Une conséquence directe de ce théorème est que les seuls polynômes irréductibles de $\mathbb{C}[X]$ sont les polynômes de degré 1. Tout polynôme $P \in \mathbb{C}[X]$ de degré $n \ge 1$ se factorise donc complètement en un produit de facteurs de degré 1 : $$ P(X) = c (X – \alpha_1) \cdots (X – \alpha_n) $$ où les $\alpha_i \in \mathbb{C}$ sont les racines de $P$, répétées selon leur multiplicité.
Pour $\mathbb{R}[X]$, la situation est légèrement différente.

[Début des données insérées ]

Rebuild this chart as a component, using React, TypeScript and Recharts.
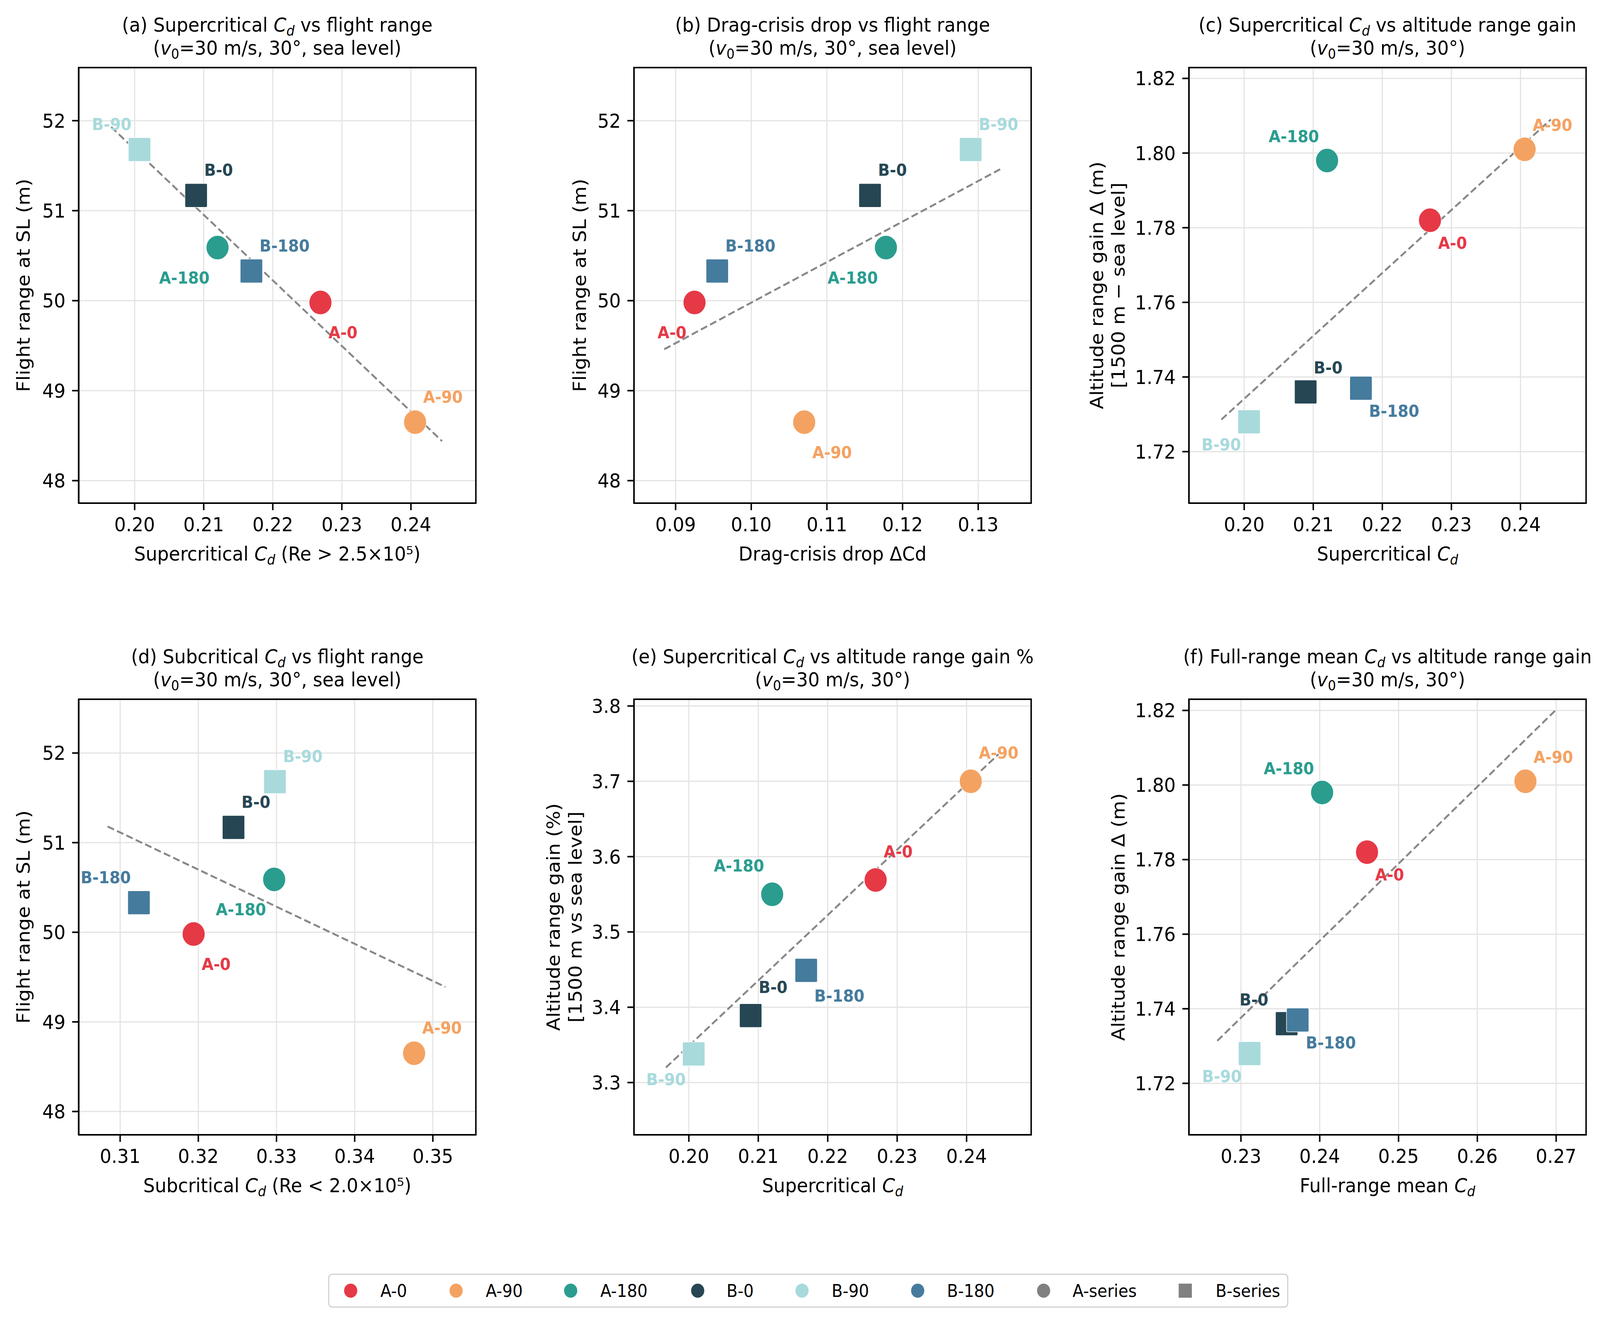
import React from 'react';
import { ScatterChart, Scatter, XAxis, YAxis, CartesianGrid, ReferenceLine, ReferenceArea } from 'recharts';

// ---------- data ----------
const CONFIGS = ['A-0', 'A-90', 'A-180', 'B-0', 'B-90', 'B-180'];
const COLORS = ['#e63946', '#f4a261', '#2a9d8f', '#264653', '#a8dadc', '#457b9d'];
const SHAPES = ['circle', 'circle', 'circle', 'square', 'square', 'square'];

const SUPER_CD = [0.2269, 0.2406, 0.2120, 0.2089, 0.2007, 0.2169];
const SUB_CD = [0.3194, 0.3476, 0.3297, 0.3245, 0.3298, 0.3124];
const DRAG_DROP = [0.0925, 0.1070, 0.1178, 0.1157, 0.1290, 0.0955];
const MEAN_CD = [0.2460, 0.2661, 0.2403, 0.2358, 0.2311, 0.2372];
const RANGE_SL = [49.98, 48.65, 50.59, 51.17, 51.68, 50.33];
const ALT_GAIN = [1.782, 1.801, 1.798, 1.736, 1.728, 1.737];
const ALT_GAIN_PCT = [3.569, 3.700, 3.550, 3.389, 3.338, 3.449];

const TREND_A = [[0.1966, 51.93], [0.2445, 48.44]];
const TREND_B = [[0.0885, 49.46], [0.1329, 51.46]];
const TREND_C = [[0.1967, 1.7286], [0.2444, 1.8090]];
const TREND_D = [[0.3084, 51.18], [0.3516, 49.39]];
const TREND_E = [[0.1967, 3.320], [0.2446, 3.736]];
const TREND_F = [[0.2270, 1.7314], [0.2700, 1.8202]];

const TICKS_SUPER = [0.20, 0.21, 0.22, 0.23, 0.24];
const TICKS_DROP = [0.09, 0.10, 0.11, 0.12, 0.13];
const TICKS_SUB = [0.31, 0.32, 0.33, 0.34, 0.35];
const TICKS_MEAN = [0.23, 0.24, 0.25, 0.26, 0.27];
const TICKS_RANGE = [48, 49, 50, 51, 52];
const TICKS_GAIN = [1.72, 1.74, 1.76, 1.78, 1.80, 1.82];
const TICKS_PCT = [3.3, 3.4, 3.5, 3.6, 3.7, 3.8];

const LEGEND_LABELS = ['A-0', 'A-90', 'A-180', 'B-0', 'B-90', 'B-180', 'A-series', 'B-series'];

// ---------- layout / style ----------
const FIG_W = 4371;
const FIG_H = 3397;
const FONT = 'DejaVu Sans';
const PANEL_LEFT = [215, 1732, 3248];
const PANEL_TOP = [173, 1790];
const PW = 1085;
const PH = 1115;
const YW = 300;
const MT = 40;
const MR = 40;
const XH = 140;

type Seg = [string, string?];

const SUB_CD_SEG: Seg[] = [['C', 'i'], ['d', 'si']];
const V0_LINE: Seg[] = [['('], ['v', 'i'], ['0', 's'], ['=30 m/s, 30°, sea level)']];
const V0_LINE_SHORT: Seg[] = [['('], ['v', 'i'], ['0', 's'], ['=30 m/s, 30°)']];

const PANELS = [
  {
    xs: SUPER_CD, ys: RANGE_SL, trend: TREND_A, xDomain: [0.1919, 0.2494], yDomain: [47.75, 52.59],
    xTicks: TICKS_SUPER, yTicks: TICKS_RANGE, xDec: 2, yDec: 0,
    title: [[['(a) Supercritical '], ...SUB_CD_SEG, [' vs flight range']], V0_LINE],
    xLabel: [['Supercritical '], ...SUB_CD_SEG, [' (Re > 2.5×10⁵)']],
    yLabel: ['Flight range at SL (m)'], yOff: [134],
    pos: ['lr', 'ur', 'll', 'ur', 'ul', 'ur'], up: -65, down: 77,
  },
  {
    xs: DRAG_DROP, ys: RANGE_SL, trend: TREND_B, xDomain: [0.0845, 0.1370], yDomain: [47.75, 52.59],
    xTicks: TICKS_DROP, yTicks: TICKS_RANGE, xDec: 2, yDec: 0,
    title: [[['(b) Drag-crisis drop vs flight range']], V0_LINE],
    xLabel: [['Drag-crisis drop ΔCd']],
    yLabel: ['Flight range at SL (m)'], yOff: [131],
    pos: ['ll', 'lr', 'll', 'ur', 'ur', 'ur'], up: -65, down: 77,
  },
  {
    xs: SUPER_CD, ys: ALT_GAIN, trend: TREND_C, xDomain: [0.1920, 0.2495], yDomain: [1.7062, 1.8229],
    xTicks: TICKS_SUPER, yTicks: TICKS_GAIN, xDec: 2, yDec: 2,
    title: [[['(c) Supercritical '], ...SUB_CD_SEG, [' vs altitude range gain']], V0_LINE_SHORT],
    xLabel: [['Supercritical '], ...SUB_CD_SEG],
    yLabel: ['Altitude range gain Δ (m)', '[1500 m − sea level]'], yOff: [234, 176],
    pos: ['lr', 'ur', 'ul', 'ur', 'll', 'lr'], up: -62, down: 58,
  },
  {
    xs: SUB_CD, ys: RANGE_SL, trend: TREND_D, xDomain: [0.3047, 0.3555], yDomain: [47.74, 52.6],
    xTicks: TICKS_SUB, yTicks: TICKS_RANGE, xDec: 2, yDec: 0,
    title: [[['(d) Subcritical '], ...SUB_CD_SEG, [' vs flight range']], V0_LINE],
    xLabel: [['Subcritical '], ...SUB_CD_SEG, [' (Re < 2.0×10⁵)']],
    yLabel: ['Flight range at SL (m)'], yOff: [134],
    pos: ['lr', 'ur', 'll', 'ur', 'ur', 'ul'], up: -65, down: 77,
  },
  {
    xs: SUPER_CD, ys: ALT_GAIN_PCT, trend: TREND_E, xDomain: [0.1921, 0.2493], yDomain: [3.2306, 3.809],
    xTicks: TICKS_SUPER, yTicks: TICKS_PCT, xDec: 2, yDec: 1,
    title: [[['(e) Supercritical '], ...SUB_CD_SEG, [' vs altitude range gain %']], V0_LINE_SHORT],
    xLabel: [['Supercritical '], ...SUB_CD_SEG],
    yLabel: ['Altitude range gain (%)', '[1500 m vs sea level]'], yOff: [203, 143],
    pos: ['ur', 'ur', 'ul', 'ur', 'll', 'lr'], up: -73, down: 65,
  },
  {
    xs: MEAN_CD, ys: ALT_GAIN, trend: TREND_F, xDomain: [0.2234, 0.2738], yDomain: [1.7062, 1.823],
    xTicks: TICKS_MEAN, yTicks: TICKS_GAIN, xDec: 2, yDec: 2,
    title: [[['(f) Full-range mean '], ...SUB_CD_SEG, [' vs altitude range gain']], V0_LINE_SHORT],
    xLabel: [['Full-range mean '], ...SUB_CD_SEG],
    yLabel: ['Altitude range gain Δ (m)'], yOff: [176],
    pos: ['lr', 'ur', 'ul', 'UL', 'll', 'lr'], up: -62, down: 58,
  },
];

function richText(segs: Seg[], size: number) {
  const out: any[] = [];
  let shift = 0;
  segs.forEach((s, k) => {
    const [t, kind] = s;
    const isSub = kind === 's' || kind === 'si';
    const target = isSub ? Math.round(size * 0.2) : 0;
    const dy = target - shift;
    shift = target;
    out.push(
      <tspan
        key={k}
        dy={dy !== 0 ? dy : undefined}
        fontStyle={kind === 'i' || kind === 'si' ? 'italic' : 'normal'}
        fontSize={isSub ? size * 0.7 : size}
      >
        {t}
      </tspan>
    );
  });
  return out;
}

function markerShape(i: number) {
  return (props: any) => {
    const { cx, cy } = props;
    if (cx == null || cy == null) return <g />;
    if (SHAPES[i] === 'circle') {
      return <circle cx={cx} cy={cy} r={31} fill={COLORS[i]} stroke="#ffffff" strokeWidth={1.5} />;
    }
    return <rect x={cx - 30.5} y={cy - 30.5} width={61} height={61} rx={3} ry={3} fill={COLORS[i]} stroke="#ffffff" strokeWidth={1.5} />;
  };
}

function labelShape(p: any) {
  return (props: any) => {
    const { cx, cy, payload } = props;
    if (cx == null || cy == null) return <g />;
    const i = payload.idx;
    const code = p.pos[i];
    const left = code[1] === 'l' || code[1] === 'L';
    const upper = code[0] === 'u' || code[0] === 'U';
    const dx = code === 'UL' ? -50 : left ? -22 : 22;
    const centerY = cy + (upper ? p.up : p.down);
    return (
      <text
        x={cx + dx}
        y={centerY + 15}
        textAnchor={left ? 'end' : 'start'}
        fontFamily={FONT}
        fontWeight="bold"
        fontSize={42}
        fill={COLORS[i]}
      >
        {CONFIGS[i]}
      </text>
    );
  };
}

function Panel({ p, left, top }: { p: any; left: number; top: number }) {
  const W = YW + PW + MR;
  const H = MT + PH + XH;
  const labelData = CONFIGS.map((name, i) => ({ x: p.xs[i], y: p.ys[i], idx: i }));
  const tickStyle = { fill: '#000000', fontSize: 50, fontFamily: FONT };
  return (
    <div style={{ position: 'absolute', left: left - YW, top: top - MT }}>
      <ScatterChart width={W} height={H} margin={{ top: MT, right: MR, bottom: 0, left: 0 }}>
        <CartesianGrid stroke="#e3e3e3" strokeWidth={3} />
        <XAxis
          type="number"
          dataKey="x"
          domain={p.xDomain}
          ticks={p.xTicks}
          allowDataOverflow
          height={XH}
          tickSize={18}
          tickMargin={19}
          tick={tickStyle}
          tickFormatter={(v: number) => v.toFixed(p.xDec)}
          axisLine={{ stroke: '#000000', strokeWidth: 4 }}
          tickLine={{ stroke: '#000000', strokeWidth: 4 }}
          interval={0}
        />
        <YAxis
          type="number"
          dataKey="y"
          domain={p.yDomain}
          ticks={p.yTicks}
          allowDataOverflow
          width={YW}
          tickSize={18}
          tickMargin={18}
          tick={tickStyle}
          tickFormatter={(v: number) => v.toFixed(p.yDec)}
          axisLine={{ stroke: '#000000', strokeWidth: 4 }}
          tickLine={{ stroke: '#000000', strokeWidth: 4 }}
          interval={0}
        />
        <ReferenceLine
          segment={[{ x: p.trend[0][0], y: p.trend[0][1] }, { x: p.trend[1][0], y: p.trend[1][1] }]}
          stroke="#888888"
          strokeWidth={5}
          strokeDasharray="19 9"
          ifOverflow="visible"
        />
        {CONFIGS.map((name, i) => (
          <Scatter
            key={name}
            name={name}
            data={[{ x: p.xs[i], y: p.ys[i], idx: i }]}
            shape={markerShape(i)}
            isAnimationActive={false}
          />
        ))}
        <Scatter name="labels" data={labelData} shape={labelShape(p)} isAnimationActive={false} />
        <ReferenceArea
          x1={p.xDomain[0]}
          x2={p.xDomain[1]}
          y1={p.yDomain[0]}
          y2={p.yDomain[1]}
          fill="none"
          fillOpacity={0}
          stroke="#000000"
          strokeWidth={4}
          ifOverflow="visible"
        />
      </ScatterChart>
    </div>
  );
}

function Overlay() {
  const items: any[] = [];
  PANELS.forEach((p, k) => {
    const left = PANEL_LEFT[k % 3];
    const top = PANEL_TOP[Math.floor(k / 3)];
    const cx = left + PW / 2;
    const cy = top + PH / 2;
    items.push(
      <text key={`t1${k}`} x={cx} y={top - 92} textAnchor="middle" fontFamily={FONT} fontSize={50} fill="#000">
        {richText(p.title[0] as Seg[], 50)}
      </text>
    );
    items.push(
      <text key={`t2${k}`} x={cx} y={top - 33} textAnchor="middle" fontFamily={FONT} fontSize={50} fill="#000">
        {richText(p.title[1] as Seg[], 50)}
      </text>
    );
    items.push(
      <text key={`xl${k}`} x={cx} y={top + PH + 147} textAnchor="middle" fontFamily={FONT} fontSize={50} fill="#000">
        {richText(p.xLabel as Seg[], 50)}
      </text>
    );
    p.yLabel.forEach((line: string, j: number) => {
      items.push(
        <text
          key={`yl${k}${j}`}
          transform={`translate(${left - p.yOff[j]},${cy}) rotate(-90)`}
          textAnchor="middle"
          fontFamily={FONT}
          fontSize={50}
          fill="#000"
        >
          {line}
        </text>
      );
    });
  });

  const markerX = [958, 1246, 1559, 1906, 2191, 2507, 2851, 3238];
  const textX = [1039, 1327, 1640, 1985, 2272, 2587, 2930, 3321];
  const ly = 3304;
  const legend = (
    <g key="legend">
      <rect x={898} y={3262} width={2620} height={84} rx={10} ry={10} fill="#ffffff" stroke="#d0d0d0" strokeWidth={3} />
      {LEGEND_LABELS.map((lab, i) => {
        const color = i < 6 ? COLORS[i] : '#808080';
        const square = i === 7;
        return (
          <g key={lab}>
            {square ? (
              <rect x={markerX[i] - 18} y={ly - 18} width={36} height={36} fill={color} />
            ) : (
              <circle cx={markerX[i]} cy={ly} r={18} fill={color} />
            )}
            <text x={textX[i]} y={ly + 16} fontFamily={FONT} fontSize={44} fill="#000">
              {lab}
            </text>
          </g>
        );
      })}
    </g>
  );

  return (
    <svg
      width={FIG_W}
      height={FIG_H}
      style={{ position: 'absolute', left: 0, top: 0, pointerEvents: 'none' }}
    >
      {items}
      {legend}
    </svg>
  );
}

export default function App() {
  const vw = typeof window !== 'undefined' ? window.innerWidth : FIG_W;
  const vh = typeof window !== 'undefined' ? window.innerHeight : FIG_H;
  const sx = Math.min(1, vw / FIG_W);
  const sy = Math.min(1, vh / FIG_H);
  return (
    <div style={{ position: 'fixed', left: 0, top: 0, right: 0, bottom: 0, overflow: 'hidden', background: '#ffffff' }}>
      <div
        style={{
          position: 'absolute',
          left: 0,
          top: 0,
          width: FIG_W,
          height: FIG_H,
          background: '#ffffff',
          fontFamily: FONT,
          transform: `scale(${sx}, ${sy})`,
          transformOrigin: '0 0',
        }}
      >
        <style>{`.recharts-surface{overflow:visible}`}</style>
        {PANELS.map((p, k) => (
          <Panel key={k} p={p} left={PANEL_LEFT[k % 3]} top={PANEL_TOP[Math.floor(k / 3)]} />
        ))}
        <Overlay />
      </div>
    </div>
  );
}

Les polynômes irréductibles de $\mathbb{R}[X]$ sont :
- Les polynômes de degré 1.
- Les polynômes de degré 2 de la forme $aX^2+bX+c$ sans racine réelle, c’est-à-dire dont le discriminant $\Delta = b^2-4ac$ est strictement négatif.
Par conséquent, tout polynôme non constant de $\mathbb{R}[X]$ se factorise en un produit de polynômes de degré 1 et de polynômes de degré 2 à discriminant négatif.
Cette propriété provient du fait que si $\alpha \in \mathbb{C}$ est une racine complexe non réelle d’un polynôme $P \in \mathbb{R}[X]$, alors son conjugué $\bar{\alpha}$ est aussi une racine de $P$. Le produit $(X-\alpha)(X-\bar{\alpha}) = X^2 – (\alpha+\bar{\alpha})X + \alpha\bar{\alpha} = X^2 – 2\text{Re}(\alpha)X + |\alpha|^2$ est alors un polynôme de degré 2 à coefficients réels et à discriminant négatif qui divise $P$.